### [Requirements]
Whenever a line below holds the word "with", copy that line.

Dataset rows
========================

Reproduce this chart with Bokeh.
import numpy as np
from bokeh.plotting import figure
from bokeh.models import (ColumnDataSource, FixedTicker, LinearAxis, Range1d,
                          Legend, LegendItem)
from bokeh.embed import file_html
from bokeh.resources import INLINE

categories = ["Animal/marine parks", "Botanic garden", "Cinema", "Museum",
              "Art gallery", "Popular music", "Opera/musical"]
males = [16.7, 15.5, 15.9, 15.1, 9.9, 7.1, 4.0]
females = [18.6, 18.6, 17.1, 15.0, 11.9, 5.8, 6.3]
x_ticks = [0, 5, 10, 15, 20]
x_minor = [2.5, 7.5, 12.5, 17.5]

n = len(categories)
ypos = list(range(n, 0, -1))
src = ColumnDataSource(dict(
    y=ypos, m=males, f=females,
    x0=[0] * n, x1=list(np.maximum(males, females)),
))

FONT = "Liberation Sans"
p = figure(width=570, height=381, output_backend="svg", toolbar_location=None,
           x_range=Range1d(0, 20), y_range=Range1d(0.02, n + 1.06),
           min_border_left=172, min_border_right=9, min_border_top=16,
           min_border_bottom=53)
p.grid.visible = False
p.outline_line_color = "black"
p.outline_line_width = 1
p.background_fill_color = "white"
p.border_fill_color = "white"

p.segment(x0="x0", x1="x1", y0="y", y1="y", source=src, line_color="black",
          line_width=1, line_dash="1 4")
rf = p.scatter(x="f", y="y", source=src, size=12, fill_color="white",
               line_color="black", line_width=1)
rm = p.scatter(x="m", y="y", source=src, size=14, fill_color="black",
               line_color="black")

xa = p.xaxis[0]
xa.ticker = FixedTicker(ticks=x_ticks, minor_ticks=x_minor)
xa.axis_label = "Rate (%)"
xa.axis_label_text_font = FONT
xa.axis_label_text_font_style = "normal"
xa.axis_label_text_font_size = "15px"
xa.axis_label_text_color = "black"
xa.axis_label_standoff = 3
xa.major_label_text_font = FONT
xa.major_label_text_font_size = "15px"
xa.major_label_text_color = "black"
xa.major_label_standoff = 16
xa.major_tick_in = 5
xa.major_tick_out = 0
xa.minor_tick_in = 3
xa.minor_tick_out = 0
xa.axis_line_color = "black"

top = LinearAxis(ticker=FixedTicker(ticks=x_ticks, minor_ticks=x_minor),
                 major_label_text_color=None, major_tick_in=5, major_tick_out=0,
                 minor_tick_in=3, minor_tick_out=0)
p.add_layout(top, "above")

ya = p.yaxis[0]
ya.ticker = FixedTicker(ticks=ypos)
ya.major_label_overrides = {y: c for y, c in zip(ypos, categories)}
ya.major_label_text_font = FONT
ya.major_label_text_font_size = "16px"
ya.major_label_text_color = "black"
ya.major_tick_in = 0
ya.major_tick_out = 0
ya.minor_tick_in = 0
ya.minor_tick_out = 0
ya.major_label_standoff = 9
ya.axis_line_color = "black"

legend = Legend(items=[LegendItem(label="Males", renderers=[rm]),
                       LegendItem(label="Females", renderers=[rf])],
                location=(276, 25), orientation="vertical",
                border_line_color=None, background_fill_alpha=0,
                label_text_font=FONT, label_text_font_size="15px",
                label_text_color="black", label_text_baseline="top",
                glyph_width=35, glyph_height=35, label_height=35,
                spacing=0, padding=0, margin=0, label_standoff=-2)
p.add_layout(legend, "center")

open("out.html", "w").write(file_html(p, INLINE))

========================

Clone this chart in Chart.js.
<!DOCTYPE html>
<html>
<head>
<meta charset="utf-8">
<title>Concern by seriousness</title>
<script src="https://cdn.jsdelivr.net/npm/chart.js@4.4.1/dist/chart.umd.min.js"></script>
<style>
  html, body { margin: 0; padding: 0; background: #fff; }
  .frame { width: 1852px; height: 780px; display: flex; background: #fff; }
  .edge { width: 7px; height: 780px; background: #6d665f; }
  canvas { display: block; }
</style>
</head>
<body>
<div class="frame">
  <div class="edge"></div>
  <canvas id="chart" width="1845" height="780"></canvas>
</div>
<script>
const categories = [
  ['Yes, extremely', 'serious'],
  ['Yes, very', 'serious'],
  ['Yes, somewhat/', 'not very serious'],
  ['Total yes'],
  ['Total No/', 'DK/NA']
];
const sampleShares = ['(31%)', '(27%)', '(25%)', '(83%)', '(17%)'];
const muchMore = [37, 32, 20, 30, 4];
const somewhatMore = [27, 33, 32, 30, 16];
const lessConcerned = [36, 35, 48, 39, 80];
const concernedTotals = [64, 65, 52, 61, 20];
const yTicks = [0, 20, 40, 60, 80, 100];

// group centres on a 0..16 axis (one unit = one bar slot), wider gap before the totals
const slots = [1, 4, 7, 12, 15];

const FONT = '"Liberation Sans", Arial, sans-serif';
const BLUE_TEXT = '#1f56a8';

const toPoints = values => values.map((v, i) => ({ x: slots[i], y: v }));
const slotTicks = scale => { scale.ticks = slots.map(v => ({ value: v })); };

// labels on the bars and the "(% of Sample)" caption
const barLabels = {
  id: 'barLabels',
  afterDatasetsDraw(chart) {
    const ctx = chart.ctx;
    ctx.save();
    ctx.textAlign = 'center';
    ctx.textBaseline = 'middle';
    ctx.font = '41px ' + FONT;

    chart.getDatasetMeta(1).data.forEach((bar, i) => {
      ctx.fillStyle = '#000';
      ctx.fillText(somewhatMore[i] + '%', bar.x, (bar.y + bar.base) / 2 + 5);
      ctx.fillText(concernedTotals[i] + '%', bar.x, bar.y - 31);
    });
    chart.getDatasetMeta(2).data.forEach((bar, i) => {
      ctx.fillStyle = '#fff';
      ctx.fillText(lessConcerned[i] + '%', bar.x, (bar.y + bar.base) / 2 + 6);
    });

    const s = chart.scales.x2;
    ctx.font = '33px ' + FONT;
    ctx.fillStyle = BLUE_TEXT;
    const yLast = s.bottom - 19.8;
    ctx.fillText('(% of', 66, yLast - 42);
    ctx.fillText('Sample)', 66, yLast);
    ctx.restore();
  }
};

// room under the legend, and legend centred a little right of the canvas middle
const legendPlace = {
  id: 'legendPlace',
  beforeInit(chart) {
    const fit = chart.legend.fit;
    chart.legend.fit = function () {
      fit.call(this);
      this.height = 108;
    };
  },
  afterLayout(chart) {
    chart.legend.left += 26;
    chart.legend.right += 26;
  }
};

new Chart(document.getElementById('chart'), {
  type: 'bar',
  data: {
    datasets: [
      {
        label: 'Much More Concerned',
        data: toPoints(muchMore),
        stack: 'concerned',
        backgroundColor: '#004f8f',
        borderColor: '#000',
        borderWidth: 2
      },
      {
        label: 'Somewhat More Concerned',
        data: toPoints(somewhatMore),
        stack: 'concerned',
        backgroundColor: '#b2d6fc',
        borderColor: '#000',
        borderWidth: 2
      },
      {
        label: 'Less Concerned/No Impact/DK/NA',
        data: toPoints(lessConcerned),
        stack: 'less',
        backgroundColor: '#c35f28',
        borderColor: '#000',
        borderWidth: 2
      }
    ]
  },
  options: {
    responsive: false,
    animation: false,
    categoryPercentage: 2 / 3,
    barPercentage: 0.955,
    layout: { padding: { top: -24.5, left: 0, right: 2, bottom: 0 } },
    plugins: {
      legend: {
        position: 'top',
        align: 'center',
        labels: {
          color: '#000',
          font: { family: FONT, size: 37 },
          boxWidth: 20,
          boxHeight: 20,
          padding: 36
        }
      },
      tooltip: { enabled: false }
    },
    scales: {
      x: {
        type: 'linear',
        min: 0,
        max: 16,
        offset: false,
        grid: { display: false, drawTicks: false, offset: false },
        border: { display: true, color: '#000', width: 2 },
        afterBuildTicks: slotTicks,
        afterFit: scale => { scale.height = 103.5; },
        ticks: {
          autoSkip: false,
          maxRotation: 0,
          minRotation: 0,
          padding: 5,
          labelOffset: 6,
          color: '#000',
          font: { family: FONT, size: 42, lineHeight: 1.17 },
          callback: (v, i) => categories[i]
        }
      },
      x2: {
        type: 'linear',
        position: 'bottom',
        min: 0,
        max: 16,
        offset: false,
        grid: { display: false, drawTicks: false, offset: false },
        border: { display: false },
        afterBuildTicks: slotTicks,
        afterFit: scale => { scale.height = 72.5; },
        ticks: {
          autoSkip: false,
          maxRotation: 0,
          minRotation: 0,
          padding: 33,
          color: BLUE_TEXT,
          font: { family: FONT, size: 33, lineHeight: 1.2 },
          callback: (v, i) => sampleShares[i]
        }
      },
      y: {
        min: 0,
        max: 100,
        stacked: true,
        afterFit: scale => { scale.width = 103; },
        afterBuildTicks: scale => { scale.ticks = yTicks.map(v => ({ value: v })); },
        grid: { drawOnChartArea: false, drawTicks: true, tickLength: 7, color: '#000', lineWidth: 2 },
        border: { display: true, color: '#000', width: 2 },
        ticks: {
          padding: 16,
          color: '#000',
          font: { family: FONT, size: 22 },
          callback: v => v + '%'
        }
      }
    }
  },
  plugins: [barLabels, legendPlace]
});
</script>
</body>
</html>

========================

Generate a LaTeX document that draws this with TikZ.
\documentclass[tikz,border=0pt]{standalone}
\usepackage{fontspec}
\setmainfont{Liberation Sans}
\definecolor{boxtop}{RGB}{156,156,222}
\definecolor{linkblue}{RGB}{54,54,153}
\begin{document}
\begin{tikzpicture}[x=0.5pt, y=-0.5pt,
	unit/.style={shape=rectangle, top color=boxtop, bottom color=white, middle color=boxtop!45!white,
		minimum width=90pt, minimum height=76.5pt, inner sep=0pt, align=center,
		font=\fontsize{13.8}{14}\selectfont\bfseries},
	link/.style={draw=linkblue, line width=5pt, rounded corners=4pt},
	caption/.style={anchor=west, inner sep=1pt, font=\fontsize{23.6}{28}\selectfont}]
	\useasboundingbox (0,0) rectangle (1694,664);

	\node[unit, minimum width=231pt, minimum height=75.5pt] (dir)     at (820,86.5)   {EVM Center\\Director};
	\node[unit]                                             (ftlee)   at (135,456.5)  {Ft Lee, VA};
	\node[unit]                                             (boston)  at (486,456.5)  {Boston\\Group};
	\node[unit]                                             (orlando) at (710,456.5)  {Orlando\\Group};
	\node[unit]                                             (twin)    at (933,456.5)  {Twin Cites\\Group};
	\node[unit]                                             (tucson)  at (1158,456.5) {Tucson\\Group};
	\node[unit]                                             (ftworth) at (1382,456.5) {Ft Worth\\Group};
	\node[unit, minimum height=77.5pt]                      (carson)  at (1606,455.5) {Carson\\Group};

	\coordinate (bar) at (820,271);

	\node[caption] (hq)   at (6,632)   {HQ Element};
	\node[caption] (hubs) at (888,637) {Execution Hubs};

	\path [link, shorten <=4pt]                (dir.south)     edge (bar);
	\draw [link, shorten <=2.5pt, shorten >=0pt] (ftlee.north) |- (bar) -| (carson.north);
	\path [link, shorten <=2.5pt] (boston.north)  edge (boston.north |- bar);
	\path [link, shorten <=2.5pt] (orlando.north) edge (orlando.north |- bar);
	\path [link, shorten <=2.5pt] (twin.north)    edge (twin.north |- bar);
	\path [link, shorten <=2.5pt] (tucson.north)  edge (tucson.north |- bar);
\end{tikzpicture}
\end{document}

========================

### [Output]
Reproduce this chart with Bokeh.
Generate a LaTeX document that draws this with TikZ.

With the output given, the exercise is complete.